• **PROBLEM**: Pictures stay out of the copy; restate everything else in the material exactly.

━━━

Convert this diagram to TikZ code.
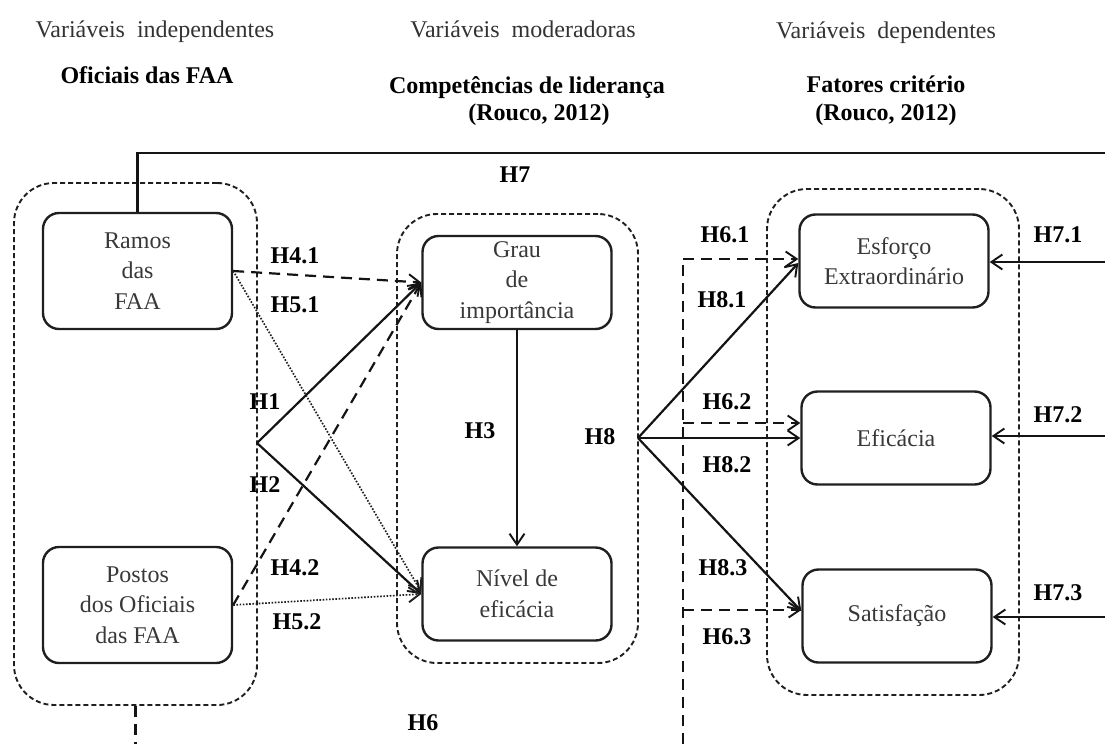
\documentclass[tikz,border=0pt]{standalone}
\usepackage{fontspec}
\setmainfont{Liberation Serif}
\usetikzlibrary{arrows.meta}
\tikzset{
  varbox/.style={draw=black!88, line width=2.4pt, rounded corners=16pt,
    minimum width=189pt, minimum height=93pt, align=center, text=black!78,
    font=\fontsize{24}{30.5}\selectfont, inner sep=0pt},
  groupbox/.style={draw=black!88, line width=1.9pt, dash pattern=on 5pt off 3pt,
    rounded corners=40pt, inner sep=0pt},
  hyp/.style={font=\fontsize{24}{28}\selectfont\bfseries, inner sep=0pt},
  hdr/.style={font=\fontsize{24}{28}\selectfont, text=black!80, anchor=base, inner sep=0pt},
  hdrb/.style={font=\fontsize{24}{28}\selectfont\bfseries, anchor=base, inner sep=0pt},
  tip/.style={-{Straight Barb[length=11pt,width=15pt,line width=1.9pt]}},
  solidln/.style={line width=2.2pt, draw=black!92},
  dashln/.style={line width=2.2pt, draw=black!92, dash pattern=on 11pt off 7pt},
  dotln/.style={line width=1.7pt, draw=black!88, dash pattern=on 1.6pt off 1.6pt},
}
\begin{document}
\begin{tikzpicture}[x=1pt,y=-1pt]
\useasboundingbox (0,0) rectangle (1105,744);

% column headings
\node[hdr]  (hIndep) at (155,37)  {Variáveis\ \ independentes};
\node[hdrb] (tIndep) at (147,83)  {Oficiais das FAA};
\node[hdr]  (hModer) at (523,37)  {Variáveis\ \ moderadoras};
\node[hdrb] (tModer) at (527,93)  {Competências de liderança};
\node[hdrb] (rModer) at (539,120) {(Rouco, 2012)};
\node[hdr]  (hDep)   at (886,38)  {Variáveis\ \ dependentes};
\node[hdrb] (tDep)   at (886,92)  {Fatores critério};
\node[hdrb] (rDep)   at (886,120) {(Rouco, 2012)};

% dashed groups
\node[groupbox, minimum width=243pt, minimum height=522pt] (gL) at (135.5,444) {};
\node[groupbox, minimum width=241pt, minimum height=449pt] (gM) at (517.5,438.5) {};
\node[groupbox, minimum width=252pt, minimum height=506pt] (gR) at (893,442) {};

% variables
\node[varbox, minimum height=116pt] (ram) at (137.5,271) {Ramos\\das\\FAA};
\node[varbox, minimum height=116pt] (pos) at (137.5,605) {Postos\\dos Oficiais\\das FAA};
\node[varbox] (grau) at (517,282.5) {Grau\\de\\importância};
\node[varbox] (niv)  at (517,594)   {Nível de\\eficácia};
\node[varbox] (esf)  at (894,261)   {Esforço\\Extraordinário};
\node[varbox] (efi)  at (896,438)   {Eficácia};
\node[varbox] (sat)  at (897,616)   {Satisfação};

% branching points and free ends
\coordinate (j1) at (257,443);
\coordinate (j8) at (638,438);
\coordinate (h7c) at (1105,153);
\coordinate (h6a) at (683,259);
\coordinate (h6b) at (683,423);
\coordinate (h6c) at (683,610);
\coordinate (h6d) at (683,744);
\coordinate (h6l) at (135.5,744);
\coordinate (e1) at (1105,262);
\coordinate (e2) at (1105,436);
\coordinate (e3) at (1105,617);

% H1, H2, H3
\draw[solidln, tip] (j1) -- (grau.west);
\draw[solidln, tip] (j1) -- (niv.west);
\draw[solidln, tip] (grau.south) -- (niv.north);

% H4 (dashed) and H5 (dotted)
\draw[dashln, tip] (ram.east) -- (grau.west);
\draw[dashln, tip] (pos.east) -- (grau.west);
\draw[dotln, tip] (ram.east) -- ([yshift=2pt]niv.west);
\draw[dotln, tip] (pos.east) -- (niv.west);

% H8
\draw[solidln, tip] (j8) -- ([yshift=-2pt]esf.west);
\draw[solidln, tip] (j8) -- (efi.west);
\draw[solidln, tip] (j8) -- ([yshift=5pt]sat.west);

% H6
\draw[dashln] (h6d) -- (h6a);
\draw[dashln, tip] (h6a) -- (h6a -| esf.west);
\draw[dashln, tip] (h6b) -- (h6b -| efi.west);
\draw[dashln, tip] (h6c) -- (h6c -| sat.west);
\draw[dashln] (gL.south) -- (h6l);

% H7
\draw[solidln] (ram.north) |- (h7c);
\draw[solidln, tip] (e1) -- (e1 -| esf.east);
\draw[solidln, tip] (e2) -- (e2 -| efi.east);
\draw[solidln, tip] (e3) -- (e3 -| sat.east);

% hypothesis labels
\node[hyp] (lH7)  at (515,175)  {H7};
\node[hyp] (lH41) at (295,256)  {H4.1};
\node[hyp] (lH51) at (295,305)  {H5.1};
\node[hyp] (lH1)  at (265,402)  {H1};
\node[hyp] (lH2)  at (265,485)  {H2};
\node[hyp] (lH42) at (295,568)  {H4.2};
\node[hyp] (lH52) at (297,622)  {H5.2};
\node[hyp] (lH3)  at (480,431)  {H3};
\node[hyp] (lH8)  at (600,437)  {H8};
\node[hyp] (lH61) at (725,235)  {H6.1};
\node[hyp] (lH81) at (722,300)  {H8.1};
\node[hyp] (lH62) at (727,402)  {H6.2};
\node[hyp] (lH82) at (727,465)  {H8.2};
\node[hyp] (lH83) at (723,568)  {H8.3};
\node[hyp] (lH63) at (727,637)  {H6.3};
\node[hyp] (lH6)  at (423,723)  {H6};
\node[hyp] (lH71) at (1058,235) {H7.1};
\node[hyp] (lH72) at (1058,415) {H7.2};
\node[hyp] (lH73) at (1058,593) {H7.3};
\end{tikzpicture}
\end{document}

━━━

• **OUTPUT BELOW**:
Convert this diagram to TikZ code.
\documentclass[tikz,border=0pt]{standalone}
\usepackage{fontspec}
\setmainfont{Liberation Serif}
\usetikzlibrary{arrows.meta}
\tikzset{
  varbox/.style={draw=black!88, line width=2.4pt, rounded corners=16pt,
    minimum width=189pt, minimum height=93pt, align=center, text=black!78,
    font=\fontsize{24}{30.5}\selectfont, inner sep=0pt},
  groupbox/.style={draw=black!88, line width=1.9pt, dash pattern=on 5pt off 3pt,
    rounded corners=40pt, inner sep=0pt},
  hyp/.style={font=\fontsize{24}{28}\selectfont\bfseries, inner sep=0pt},
  hdr/.style={font=\fontsize{24}{28}\selectfont, text=black!80, anchor=base, inner sep=0pt},
  hdrb/.style={font=\fontsize{24}{28}\selectfont\bfseries, anchor=base, inner sep=0pt},
  tip/.style={-{Straight Barb[length=11pt,width=15pt,line width=1.9pt]}},
  solidln/.style={line width=2.2pt, draw=black!92},
  dashln/.style={line width=2.2pt, draw=black!92, dash pattern=on 11pt off 7pt},
  dotln/.style={line width=1.7pt, draw=black!88, dash pattern=on 1.6pt off 1.6pt},
}
\begin{document}
\begin{tikzpicture}[x=1pt,y=-1pt]
\useasboundingbox (0,0) rectangle (1105,744);

% column headings
\node[hdr]  (hIndep) at (155,37)  {Variáveis\ \ independentes};
\node[hdrb] (tIndep) at (147,83)  {Oficiais das FAA};
\node[hdr]  (hModer) at (523,37)  {Variáveis\ \ moderadoras};
\node[hdrb] (tModer) at (527,93)  {Competências de liderança};
\node[hdrb] (rModer) at (539,120) {(Rouco, 2012)};
\node[hdr]  (hDep)   at (886,38)  {Variáveis\ \ dependentes};
\node[hdrb] (tDep)   at (886,92)  {Fatores critério};
\node[hdrb] (rDep)   at (886,120) {(Rouco, 2012)};

% dashed groups
\node[groupbox, minimum width=243pt, minimum height=522pt] (gL) at (135.5,444) {};
\node[groupbox, minimum width=241pt, minimum height=449pt] (gM) at (517.5,438.5) {};
\node[groupbox, minimum width=252pt, minimum height=506pt] (gR) at (893,442) {};

% variables
\node[varbox, minimum height=116pt] (ram) at (137.5,271) {Ramos\\das\\FAA};
\node[varbox, minimum height=116pt] (pos) at (137.5,605) {Postos\\dos Oficiais\\das FAA};
\node[varbox] (grau) at (517,282.5) {Grau\\de\\importância};
\node[varbox] (niv)  at (517,594)   {Nível de\\eficácia};
\node[varbox] (esf)  at (894,261)   {Esforço\\Extraordinário};
\node[varbox] (efi)  at (896,438)   {Eficácia};
\node[varbox] (sat)  at (897,616)   {Satisfação};

% branching points and free ends
\coordinate (j1) at (257,443);
\coordinate (j8) at (638,438);
\coordinate (h7c) at (1105,153);
\coordinate (h6a) at (683,259);
\coordinate (h6b) at (683,423);
\coordinate (h6c) at (683,610);
\coordinate (h6d) at (683,744);
\coordinate (h6l) at (135.5,744);
\coordinate (e1) at (1105,262);
\coordinate (e2) at (1105,436);
\coordinate (e3) at (1105,617);

% H1, H2, H3
\draw[solidln, tip] (j1) -- (grau.west);
\draw[solidln, tip] (j1) -- (niv.west);
\draw[solidln, tip] (grau.south) -- (niv.north);

% H4 (dashed) and H5 (dotted)
\draw[dashln, tip] (ram.east) -- (grau.west);
\draw[dashln, tip] (pos.east) -- (grau.west);
\draw[dotln, tip] (ram.east) -- ([yshift=2pt]niv.west);
\draw[dotln, tip] (pos.east) -- (niv.west);

% H8
\draw[solidln, tip] (j8) -- ([yshift=-2pt]esf.west);
\draw[solidln, tip] (j8) -- (efi.west);
\draw[solidln, tip] (j8) -- ([yshift=5pt]sat.west);

% H6
\draw[dashln] (h6d) -- (h6a);
\draw[dashln, tip] (h6a) -- (h6a -| esf.west);
\draw[dashln, tip] (h6b) -- (h6b -| efi.west);
\draw[dashln, tip] (h6c) -- (h6c -| sat.west);
\draw[dashln] (gL.south) -- (h6l);

% H7
\draw[solidln] (ram.north) |- (h7c);
\draw[solidln, tip] (e1) -- (e1 -| esf.east);
\draw[solidln, tip] (e2) -- (e2 -| efi.east);
\draw[solidln, tip] (e3) -- (e3 -| sat.east);

% hypothesis labels
\node[hyp] (lH7)  at (515,175)  {H7};
\node[hyp] (lH41) at (295,256)  {H4.1};
\node[hyp] (lH51) at (295,305)  {H5.1};
\node[hyp] (lH1)  at (265,402)  {H1};
\node[hyp] (lH2)  at (265,485)  {H2};
\node[hyp] (lH42) at (295,568)  {H4.2};
\node[hyp] (lH52) at (297,622)  {H5.2};
\node[hyp] (lH3)  at (480,431)  {H3};
\node[hyp] (lH8)  at (600,437)  {H8};
\node[hyp] (lH61) at (725,235)  {H6.1};
\node[hyp] (lH81) at (722,300)  {H8.1};
\node[hyp] (lH62) at (727,402)  {H6.2};
\node[hyp] (lH82) at (727,465)  {H8.2};
\node[hyp] (lH83) at (723,568)  {H8.3};
\node[hyp] (lH63) at (727,637)  {H6.3};
\node[hyp] (lH6)  at (423,723)  {H6};
\node[hyp] (lH71) at (1058,235) {H7.1};
\node[hyp] (lH72) at (1058,415) {H7.2};
\node[hyp] (lH73) at (1058,593) {H7.3};
\end{tikzpicture}
\end{document}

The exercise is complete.